According to Reuters, Vale S.A. (VALE) has signed an agreement with Hong Kong based Norsk Hydro ASA (NHY) to sell its aluminum business for $4.9 billion. According to the deal, Vale will receive $1.1 billion in cash and a 22% stake in Norsk Hydro, which is equivalent to $3.1 billion. Besides, $700 million is estimated as debt by the Hong Kong based company.
 
Norsk Hydro is a Norwegian firm whose main business is manufacture of aluminum products. Power is the major cost in producing aluminum, and Norsk Hydro has access to cheap power. Thus, any decrease in operating costs will automatically enhance shareholders’ value, which will also benefit Vale.
 
We also expect aluminum demand to increase over the next three years, outstripping supply growth. As a result, the aluminum market is likely to see a deficit for a prolonged period.
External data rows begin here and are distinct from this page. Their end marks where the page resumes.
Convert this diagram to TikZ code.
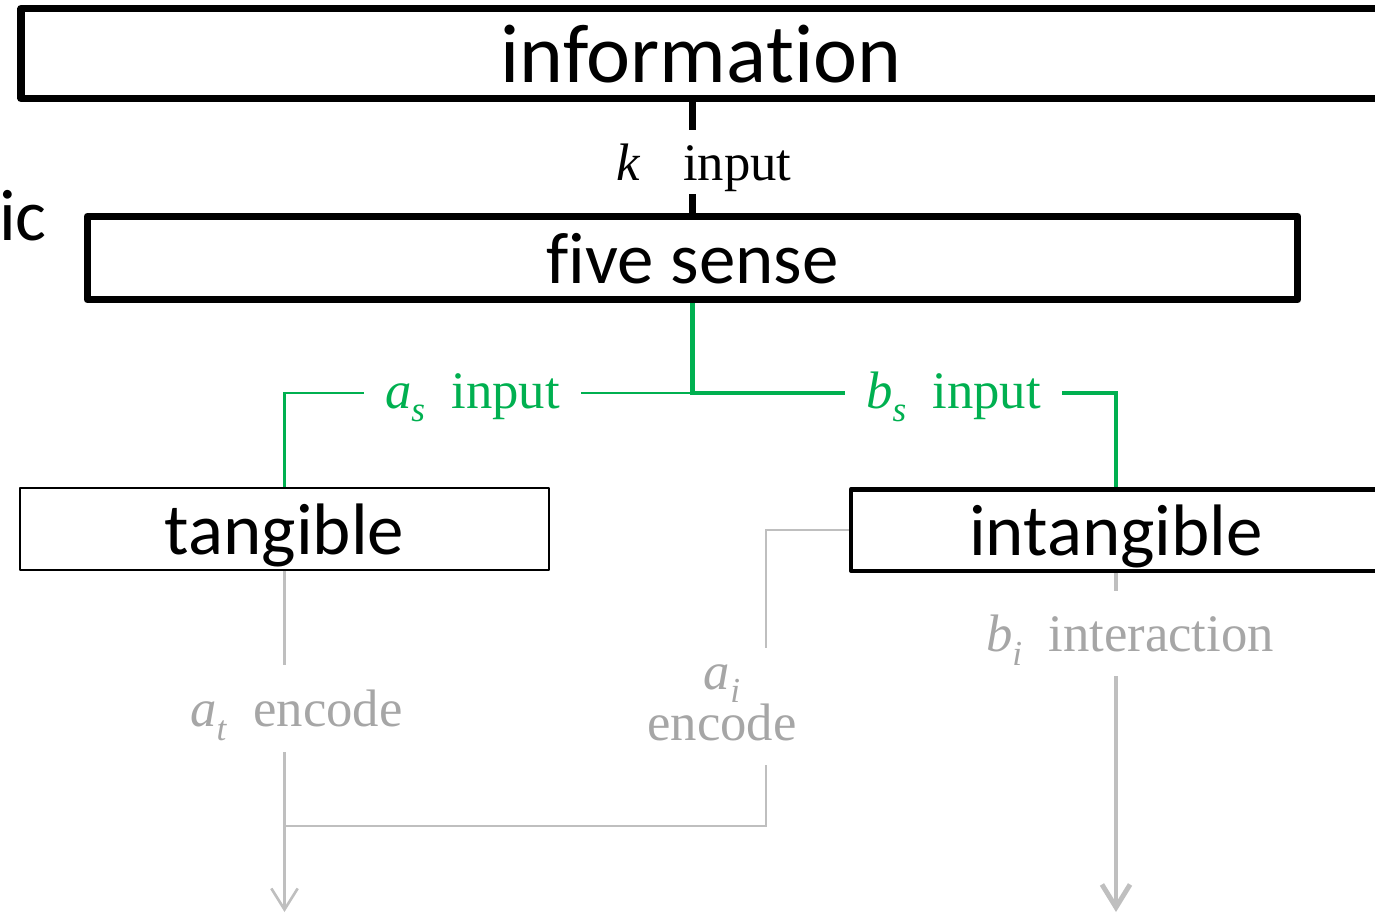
\documentclass[tikz,border=0pt]{standalone}
\usepackage{fontspec}
\setmainfont{Liberation Serif}
\newfontfamily\boxfont[Ligatures={NoCommon,NoRare,NoContextual}]{Carlito}
\usetikzlibrary{arrows.meta}
\definecolor{senseGreen}{HTML}{00B050}
\definecolor{lineGray}{HTML}{BFBFBF}
\definecolor{textGray}{HTML}{A6A6A6}
\newcommand\sbs[2]{\textit{#1}\raisebox{-0.26em}{\fontsize{20}{20}\selectfont\textit{#2}}}
\tikzset{
  sensebox/.style={draw, rectangle, line join=round, inner sep=0pt, text depth=0pt,
    font=\boxfont\fontsize{41.5}{41.5}\selectfont},
  lbl/.style={inner xsep=12pt, inner ysep=1.4pt, text height=27pt, text depth=6.6pt,
    font=\fontsize{30}{27}\selectfont},
  kline/.style={line width=3.6pt},
  gthin/.style={senseGreen, line width=1.3pt},
  gthick/.style={senseGreen, line width=2.6pt},
  gline/.style={lineGray, line width=1.5pt},
  gbold/.style={lineGray, line width=2.8pt},
  gtip/.style={-{Straight Barb[length=12pt,width=15pt]}},
  gtipbold/.style={-{Straight Barb[length=13pt,width=16pt]}}
}

\begin{document}
\begin{tikzpicture}[x=0.02cm,y=-0.02cm]
\useasboundingbox (0,0) rectangle (1375,914);

% boxes
\node [sensebox, line width=4.25pt, minimum width=27.2cm, minimum height=1.8cm,
  font=\boxfont\fontsize{47.5}{47.5}\selectfont] (info) at (701,53.5) {informa\kern0pt t\kern0pt ion};
\node [sensebox, line width=4pt, minimum width=24.22cm, minimum height=1.67cm] (five) at (692.5,258) {f\kern0pt ive sense};
\node [sensebox, line width=1.25pt, minimum width=10.58cm, minimum height=1.63cm] (tang) at (284.5,529) {tangible};
\node [sensebox, line width=2.55pt, minimum width=10.6cm, minimum height=1.63cm] (intan) at (1116,530) {intangible};
\node [anchor=base east, inner sep=0pt, font=\boxfont\fontsize{41.5}{41.5}\selectfont] (ic) at (47,240) {ic};

% labels
\node [lbl, anchor=base] (kin) at (704,180) {\textit{k}\hspace{0.8em}input};
\node [lbl, senseGreen, anchor=base] (asin) at (472.5,408) {\sbs{a}{s}\hspace{0.5em}input};
\node [lbl, senseGreen, anchor=base] (bsin) at (953.5,408) {\sbs{b}{s}\hspace{0.5em}input};
\node [lbl, textGray, anchor=base, inner ysep=7.8pt] (atin) at (296.5,726.7) {\sbs{a}{t}\hspace{0.5em}encode};
\node [lbl, textGray, anchor=base, inner ysep=7.3pt] (biin) at (1130,651.7) {\sbs{b}{i}\hspace{0.5em}interaction};
\node [lbl, textGray, anchor=base, inner ysep=6.2pt, text height=46pt, text depth=8.1pt] (aiin) at (722,740)
  {\begin{tabular}[b]{@{}c@{}}\sbs{a}{i}\\encode\end{tabular}};

\coordinate (split) at (692.5,393);
\coordinate (merge) at (766,826);
\coordinate (tout) at (284.5,912);
\coordinate (iout) at (1116,912);

% information to five sense
\draw [kline] (info.south -| five.north) -- (kin.north -| five.north);
\draw [kline] (kin.south -| five.north) -- (five.north);

% five sense to tangible / intangible
\draw [gthick, line join=miter] (five.south) -- (split) -- (bsin.west |- split);
\draw [gthick, line join=miter] (bsin.east |- split) -| (intan.north);
\draw [gthin] (split) -- (asin.east |- split);
\draw [gthin] (asin.west |- split) -| (tang.north);

% encode and interaction
\draw [gline] (tang.south) -- (tang.south |- atin.north);
\draw [gline, gtip] (tang.south |- atin.south) -- (tout);
\draw [gline] (intan.west) -| (merge |- aiin.north);
\draw [gline] (merge |- aiin.south) -- (merge) -- (tang.south |- merge);
\draw [gbold] (intan.south) -- (intan.south |- biin.north);
\draw [gbold, gtipbold] (intan.south |- biin.south) -- (iout);
\end{tikzpicture}
\end{document}
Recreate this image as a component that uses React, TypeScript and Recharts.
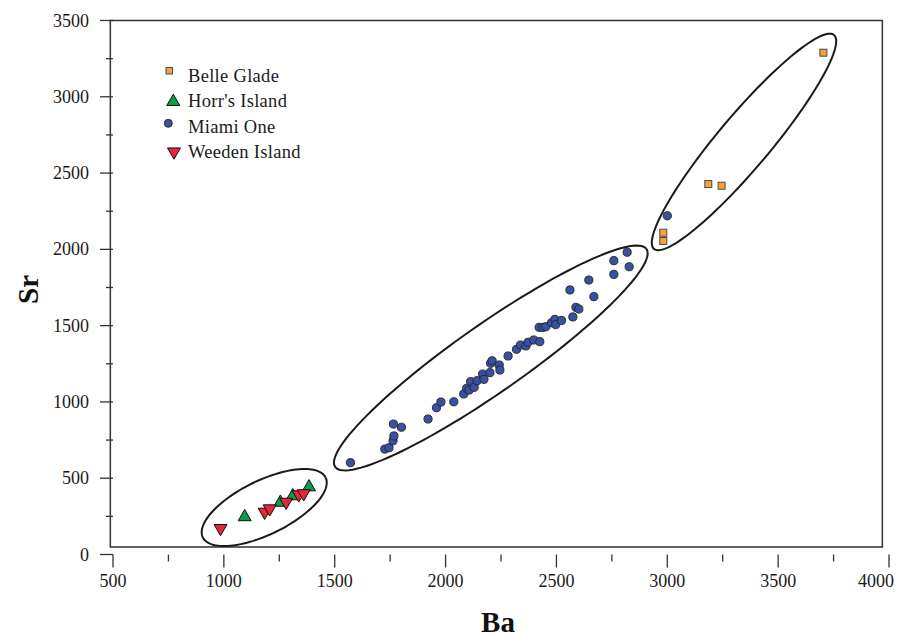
import React from 'react';
import { ScatterChart, Scatter, XAxis, YAxis, ReferenceArea } from 'recharts';

// ---- axis ticks ----
const baTicks = [500, 750, 1000, 1250, 1500, 1750, 2000, 2250, 2500, 2750, 3000, 3250, 3500, 3750, 4000];
const srTicks = [0, 250, 500, 750, 1000, 1250, 1500, 1750, 2000, 2250, 2500, 2750, 3000, 3250, 3500];

// ---- series (Ba, Sr) ----
const belleGladeBa = [3704, 3185, 3245, 2982, 2982];
const belleGladeSr = [3289, 2428, 2417, 2109, 2055];

const horrsBa = [1094, 1255, 1311, 1384];
const horrsSr = [246, 341, 383, 442];

const weedenBa = [985, 1184, 1207, 1281, 1338, 1360];
const weedenSr = [172, 279, 301, 344, 393, 400];

const miamiBa = [
  1571, 1726, 1745, 1763, 1767, 1765, 1801, 1921, 1959, 1979, 2037, 2082, 2095, 2106, 2113, 2129, 2142,
  2167, 2173, 2200, 2203, 2210, 2242, 2245, 2282, 2320, 2338, 2362, 2372, 2398, 2425, 2422, 2439, 2452,
  2478, 2493, 2497, 2523, 2574, 2588, 2601, 2561, 2646, 2669, 2759, 2759, 2819, 2828, 3000,
];
const miamiSr = [
  602, 691, 700, 746, 777, 855, 834, 888, 962, 999, 1001, 1052, 1089, 1078, 1133, 1096, 1139,
  1183, 1148, 1192, 1253, 1270, 1242, 1209, 1301, 1345, 1373, 1367, 1391, 1406, 1395, 1489, 1488, 1493,
  1519, 1541, 1507, 1534, 1557, 1620, 1609, 1734, 1799, 1690, 1926, 1836, 1981, 1886, 2220,
];

// ---- group ellipses: centre, half major-axis vector, half minor-axis vector (data units) ----
const ellipseCenters = [[1182, 308], [2204, 1288], [3346, 2704]];
const ellipseMajor = [[277, 196], [702, 714], [406, 701]];
const ellipseMinor = [[53, -159], [88, -182], [90, -111]];

const zip = (xs: number[], ys: number[]) => xs.map((ba, i) => ({ ba, sr: ys[i] }));
const belleGlade = zip(belleGladeBa, belleGladeSr);
const horrs = zip(horrsBa, horrsSr);
const weeden = zip(weedenBa, weedenSr);
const miami = zip(miamiBa, miamiSr);

const ellipseOutline = (k: number) => {
  const [cx, cy] = ellipseCenters[k];
  const [ax, ay] = ellipseMajor[k];
  const [bx, by] = ellipseMinor[k];
  const pts: { ba: number; sr: number }[] = [];
  const n = 120;
  for (let i = 0; i <= n; i++) {
    const t = (i / n) * Math.PI * 2;
    pts.push({ ba: cx + ax * Math.cos(t) + bx * Math.sin(t), sr: cy + ay * Math.cos(t) + by * Math.sin(t) });
  }
  return pts;
};

const FONT = "'Liberation Serif', 'Times New Roman', serif";
const ORANGE = '#f6a139';
const GREEN = '#0c9a4b';
const BLUE = '#3851a3';
const RED = '#e62639';

const Square = ({ cx, cy, s = 7 }: any) => (
  <rect x={cx - s / 2} y={cy - s / 2} width={s} height={s} fill={ORANGE} stroke="#4a4a4a" strokeWidth={1} />
);
const Circle = ({ cx, cy, r = 4.1 }: any) => (
  <circle cx={cx} cy={cy} r={r} fill={BLUE} stroke="#222" strokeWidth={0.9} />
);
const TriUp = ({ cx, cy, s = 13 }: any) => {
  const h = s * 0.866;
  return (
    <polygon
      points={`${cx - s / 2},${cy + h / 3} ${cx + s / 2},${cy + h / 3} ${cx},${cy - (2 * h) / 3}`}
      fill={GREEN}
      stroke="#111"
      strokeWidth={1}
    />
  );
};
const TriDown = ({ cx, cy, s = 13 }: any) => {
  const h = s * 0.866;
  return (
    <polygon
      points={`${cx - s / 2},${cy - h / 3} ${cx + s / 2},${cy - h / 3} ${cx},${cy + (2 * h) / 3}`}
      fill={RED}
      stroke="#111"
      strokeWidth={1}
    />
  );
};

const XTick = (props: any) => {
  const { x, y, payload } = props;
  const v = payload.value;
  const major = v % 500 === 0;
  const last = v === 4000;
  return (
    <g>
      <line x1={x} x2={x} y1={y} y2={y + (major ? 13 : 7)} stroke="#333" strokeWidth={1.3} />
      {major && (
        <text
          x={last ? x + 5 : x}
          y={y + 26}
          textAnchor={last ? 'end' : 'middle'}
          dominantBaseline="central"
          fontFamily={FONT}
          fontSize={18}
          fill="#1a1a1a"
        >
          {v}
        </text>
      )}
    </g>
  );
};

const YTick = (props: any) => {
  const { x, y, payload } = props;
  const v = payload.value;
  const major = v % 500 === 0;
  return (
    <g>
      <line x1={x - (major ? 13 : 7)} x2={x} y1={y} y2={y} stroke="#333" strokeWidth={1.3} />
      {major && (
        <text x={x - 24} y={y} textAnchor="end" dominantBaseline="central" fontFamily={FONT} fontSize={18} fill="#1a1a1a">
          {v}
        </text>
      )}
    </g>
  );
};

const legendItems = [
  { label: 'Belle Glade', kind: 'square' },
  { label: "Horr's Island", kind: 'up' },
  { label: 'Miami One', kind: 'circle' },
  { label: 'Weeden Island', kind: 'down' },
];

// legend drawn in page coordinates offset by (150, 52)
const LegendBox = () => (
  <svg width={220} height={120} style={{ position: 'absolute', left: 142, top: 44, overflow: 'visible' }}>
    {legendItems.map((it, i) => {
      const yb = 81.7 + i * 25.5;
      const my = [70.7, 101.7, 123.3, 151.7][i];
      const mx = [169.3, 173.3, 168.3, 174][i];
      return (
        <g key={it.label}>
          {it.kind === 'square' && <Square cx={mx - 150} cy={my - 52} s={6.5} />}
          {it.kind === 'up' && <TriUp cx={mx - 150} cy={my - 52} s={13} />}
          {it.kind === 'circle' && <Circle cx={mx - 150} cy={my - 52} r={4} />}
          {it.kind === 'down' && <TriDown cx={mx - 150} cy={my - 52} s={13} />}
          <text x={188 - 150} y={yb - 52} fontFamily={FONT} fontSize={18.5} fill="#1a1a1a" letterSpacing={0.3}>
            {it.label}
          </text>
        </g>
      );
    })}
  </svg>
);

const NoShape = () => <g />;

export default function App() {
  return (
    <div style={{ width: 887, height: 628, position: 'relative' }}>
      <ScatterChart width={887} height={628} margin={{ top: 12.5, right: 6, bottom: 0, left: 0 }} style={{ fontFamily: FONT }}>
        <XAxis
          type="number"
          dataKey="ba"
          domain={[500, 4000]}
          ticks={baTicks}
          interval={0}
          allowDataOverflow
          axisLine={false}
          tickLine={false}
          tickSize={0}
          tickMargin={0}
          height={81.5}
          tick={<XTick />}
          label={{
            content: (p: any) => {
              const vb = p.viewBox;
              return (
                <text x={vb.x + vb.width / 2 - 3} y={vb.y + 67} textAnchor="middle" dominantBaseline="central" fontFamily={FONT} fontWeight="bold" fontSize={29} fill="#111">
                  Ba
                </text>
              );
            },
          }}
        />
        <YAxis
          type="number"
          dataKey="sr"
          domain={[0, 3500]}
          ticks={srTicks}
          interval={0}
          allowDataOverflow
          axisLine={false}
          tickLine={false}
          tickSize={0}
          tickMargin={0}
          width={105}
          tick={<YTick />}
          label={{
            content: (p: any) => {
              const vb = p.viewBox;
              const cy = vb.y + vb.height / 2 + 2;
              return (
                <text x={20} y={cy} transform={`rotate(-90 20 ${cy})`} textAnchor="middle" dominantBaseline="central" fontFamily={FONT} fontWeight="bold" fontSize={29} fill="#111">
                  Sr
                </text>
              );
            },
          }}
        />
        <ReferenceArea x1={488} x2={3970} y1={49} y2={3500} fill="none" fillOpacity={0} stroke="#333" strokeWidth={1.5} ifOverflow="visible" />
        {[0, 1, 2].map((k) => (
          <Scatter
            key={'e' + k}
            data={ellipseOutline(k)}
            line={{ stroke: '#1a1a1a', strokeWidth: 2 }}
            lineType="joint"
            shape={<NoShape />}
            legendType="none"
            isAnimationActive={false}
          />
        ))}
        <Scatter name="Belle Glade" data={belleGlade} shape={(p: any) => <Square cx={p.cx} cy={p.cy} />} isAnimationActive={false} />
        <Scatter name="Miami One" data={miami} shape={(p: any) => <Circle cx={p.cx} cy={p.cy} />} isAnimationActive={false} />
        <Scatter name="Horr's Island" data={horrs} shape={(p: any) => <TriUp cx={p.cx} cy={p.cy} />} isAnimationActive={false} />
        <Scatter name="Weeden Island" data={weeden} shape={(p: any) => <TriDown cx={p.cx} cy={p.cy} />} isAnimationActive={false} />
      </ScatterChart>
      <LegendBox />
    </div>
  );
}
This provides a backdrop supportive of high alumina and aluminum prices.
 
Moreover, a recent recovery in the global industrial production numbers is a positive sign as there is a positive correlation between global industrial production and Vale’s business. Global manufacturing PMI (Purchasing Managers’ Index) has been steadily improving over the last many months. Simultaneously, the new order inventory ratio, which usually leads manufacturing output growth by three months, has climbed to its highest level since April 2004.
 
Demand for iron ore products is usually related to worldwide demand for steel and the World Steel Association has forecasted a 10.7% increase in global steel demand in 2010 and 5.2% increase in 2011 compared with 2010 level. The increase will be driven by a strong growth in Chinese steel demand.
 
China’s steel use is expected to increase 6.7% to 579 million tons in 2010. China is expected to remain the largest consumer of metals in the future.
 
However, Vale’s strong exposure to international markets is a disadvantage on account of exchange rate fluctuations. Thus, we reiterate our Neutral recommendation.